_Stated exercise:_ In the listing below, locate the lines bearing the word "this". Copy every one of them.

:: Given entries

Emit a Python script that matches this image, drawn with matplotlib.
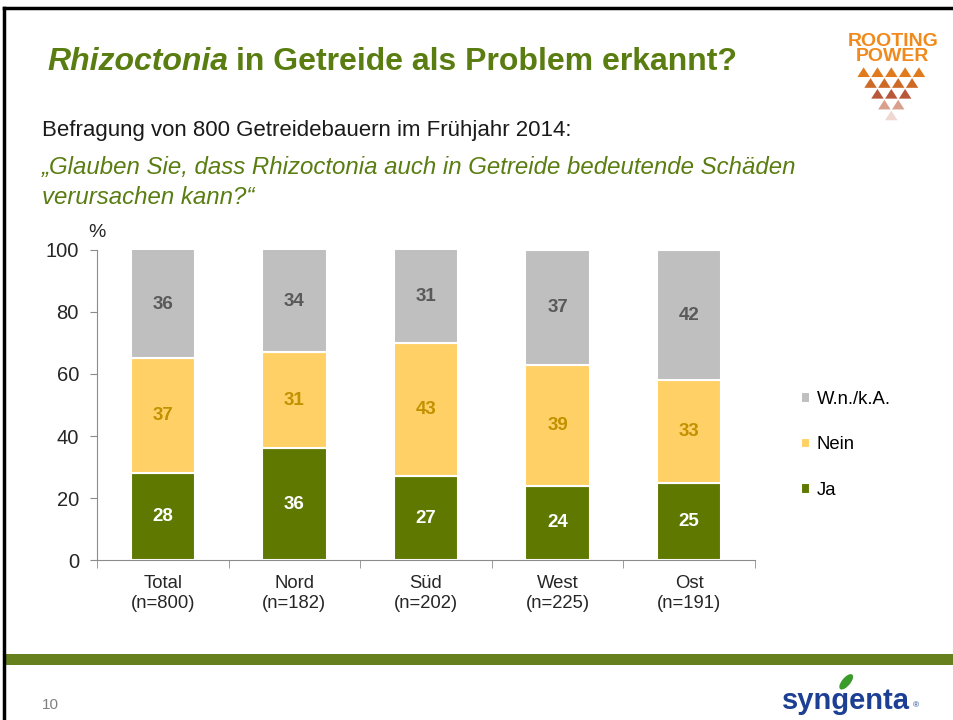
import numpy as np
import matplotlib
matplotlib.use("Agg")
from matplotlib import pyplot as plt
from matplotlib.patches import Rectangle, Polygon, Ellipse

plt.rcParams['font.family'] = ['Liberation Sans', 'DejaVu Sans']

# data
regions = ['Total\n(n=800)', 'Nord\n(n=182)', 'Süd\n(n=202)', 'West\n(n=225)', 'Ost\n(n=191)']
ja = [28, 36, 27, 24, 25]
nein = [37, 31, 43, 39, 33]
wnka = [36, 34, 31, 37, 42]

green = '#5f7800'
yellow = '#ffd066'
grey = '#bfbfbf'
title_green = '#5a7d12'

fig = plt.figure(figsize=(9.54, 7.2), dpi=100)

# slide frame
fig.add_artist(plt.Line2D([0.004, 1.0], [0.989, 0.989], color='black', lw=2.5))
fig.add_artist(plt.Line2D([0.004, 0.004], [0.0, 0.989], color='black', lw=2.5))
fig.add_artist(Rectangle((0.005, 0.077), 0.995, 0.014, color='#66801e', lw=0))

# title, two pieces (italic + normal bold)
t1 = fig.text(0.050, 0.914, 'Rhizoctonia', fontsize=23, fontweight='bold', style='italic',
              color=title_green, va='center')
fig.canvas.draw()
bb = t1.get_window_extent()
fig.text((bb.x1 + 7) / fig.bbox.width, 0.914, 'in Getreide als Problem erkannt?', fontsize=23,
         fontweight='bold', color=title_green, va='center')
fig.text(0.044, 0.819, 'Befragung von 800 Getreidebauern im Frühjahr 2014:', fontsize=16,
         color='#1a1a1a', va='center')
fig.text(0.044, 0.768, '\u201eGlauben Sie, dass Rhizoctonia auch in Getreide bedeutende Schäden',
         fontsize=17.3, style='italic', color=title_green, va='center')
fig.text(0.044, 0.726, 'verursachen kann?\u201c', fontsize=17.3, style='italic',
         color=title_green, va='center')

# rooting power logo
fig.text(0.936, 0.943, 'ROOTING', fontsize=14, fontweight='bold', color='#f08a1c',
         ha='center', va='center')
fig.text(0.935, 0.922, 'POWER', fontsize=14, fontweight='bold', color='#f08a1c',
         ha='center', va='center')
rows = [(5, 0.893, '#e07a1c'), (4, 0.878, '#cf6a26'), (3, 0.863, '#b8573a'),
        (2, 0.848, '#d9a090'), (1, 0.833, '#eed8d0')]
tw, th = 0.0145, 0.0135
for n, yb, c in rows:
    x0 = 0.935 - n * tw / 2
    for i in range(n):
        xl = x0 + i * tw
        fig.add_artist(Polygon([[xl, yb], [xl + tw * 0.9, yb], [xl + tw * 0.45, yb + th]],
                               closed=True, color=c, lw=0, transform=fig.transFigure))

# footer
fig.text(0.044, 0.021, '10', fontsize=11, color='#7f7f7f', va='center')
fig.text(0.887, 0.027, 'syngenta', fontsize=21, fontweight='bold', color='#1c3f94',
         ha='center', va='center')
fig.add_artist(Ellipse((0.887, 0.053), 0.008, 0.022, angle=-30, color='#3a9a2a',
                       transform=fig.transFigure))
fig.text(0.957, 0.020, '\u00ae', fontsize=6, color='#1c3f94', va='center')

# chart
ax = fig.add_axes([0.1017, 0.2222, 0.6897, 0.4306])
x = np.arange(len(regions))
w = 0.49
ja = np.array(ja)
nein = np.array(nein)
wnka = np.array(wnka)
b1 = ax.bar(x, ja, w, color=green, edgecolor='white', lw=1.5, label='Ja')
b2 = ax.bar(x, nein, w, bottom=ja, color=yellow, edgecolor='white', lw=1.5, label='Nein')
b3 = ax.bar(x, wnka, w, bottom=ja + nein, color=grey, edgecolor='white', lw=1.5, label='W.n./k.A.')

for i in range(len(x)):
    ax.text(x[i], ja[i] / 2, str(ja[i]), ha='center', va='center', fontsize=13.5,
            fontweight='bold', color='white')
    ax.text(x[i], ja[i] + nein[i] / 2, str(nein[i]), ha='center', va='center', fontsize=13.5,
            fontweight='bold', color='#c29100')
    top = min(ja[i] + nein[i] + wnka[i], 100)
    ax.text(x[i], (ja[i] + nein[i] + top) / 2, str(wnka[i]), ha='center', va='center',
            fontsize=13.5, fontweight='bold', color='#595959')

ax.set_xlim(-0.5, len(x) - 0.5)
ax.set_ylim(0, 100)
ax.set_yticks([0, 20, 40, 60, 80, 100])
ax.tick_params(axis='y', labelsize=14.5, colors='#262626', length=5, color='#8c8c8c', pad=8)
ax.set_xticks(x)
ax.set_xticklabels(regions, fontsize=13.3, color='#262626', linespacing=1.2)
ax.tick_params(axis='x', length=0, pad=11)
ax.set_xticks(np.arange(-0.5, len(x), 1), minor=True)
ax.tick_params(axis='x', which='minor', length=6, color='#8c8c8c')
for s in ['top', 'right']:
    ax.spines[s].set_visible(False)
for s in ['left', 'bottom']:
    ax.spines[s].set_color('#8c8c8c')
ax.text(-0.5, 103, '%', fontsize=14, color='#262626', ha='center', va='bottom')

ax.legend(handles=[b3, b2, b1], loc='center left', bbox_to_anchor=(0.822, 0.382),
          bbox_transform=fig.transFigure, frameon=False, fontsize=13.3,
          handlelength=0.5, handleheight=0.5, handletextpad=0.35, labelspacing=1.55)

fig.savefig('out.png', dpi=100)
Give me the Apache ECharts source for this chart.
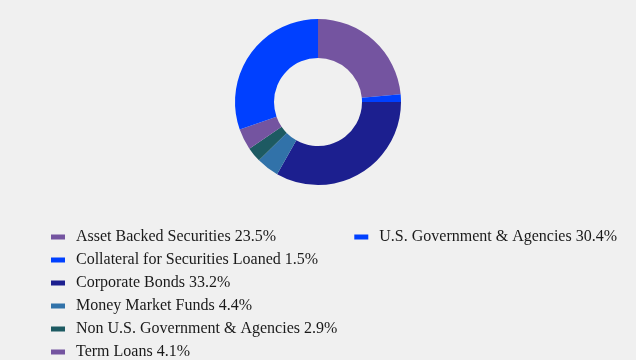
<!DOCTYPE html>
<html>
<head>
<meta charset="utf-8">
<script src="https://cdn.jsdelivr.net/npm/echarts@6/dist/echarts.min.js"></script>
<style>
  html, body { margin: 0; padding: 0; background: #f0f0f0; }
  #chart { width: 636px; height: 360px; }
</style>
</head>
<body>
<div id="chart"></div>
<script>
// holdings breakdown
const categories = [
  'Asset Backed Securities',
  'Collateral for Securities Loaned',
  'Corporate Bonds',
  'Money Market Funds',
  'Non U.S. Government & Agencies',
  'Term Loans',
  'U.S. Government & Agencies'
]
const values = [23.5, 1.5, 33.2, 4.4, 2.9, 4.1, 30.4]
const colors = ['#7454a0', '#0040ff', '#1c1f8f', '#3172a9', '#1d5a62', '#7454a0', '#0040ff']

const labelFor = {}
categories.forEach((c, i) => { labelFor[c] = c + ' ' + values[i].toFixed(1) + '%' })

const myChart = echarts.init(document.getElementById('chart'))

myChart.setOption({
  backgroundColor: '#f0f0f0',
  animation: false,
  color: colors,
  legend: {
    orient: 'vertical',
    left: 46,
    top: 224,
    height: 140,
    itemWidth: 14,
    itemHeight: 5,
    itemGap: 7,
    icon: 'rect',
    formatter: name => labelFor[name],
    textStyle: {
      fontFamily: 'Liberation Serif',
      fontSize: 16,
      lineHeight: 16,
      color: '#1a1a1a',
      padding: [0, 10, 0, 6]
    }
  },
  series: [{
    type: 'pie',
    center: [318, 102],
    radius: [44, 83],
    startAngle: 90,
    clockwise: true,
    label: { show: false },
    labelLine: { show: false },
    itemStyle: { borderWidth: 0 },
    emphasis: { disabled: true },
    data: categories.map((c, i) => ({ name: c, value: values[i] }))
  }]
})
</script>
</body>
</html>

::::

_Task answer:_
Emit a Python script that matches this image, drawn with matplotlib.
Give me the Apache ECharts source for this chart.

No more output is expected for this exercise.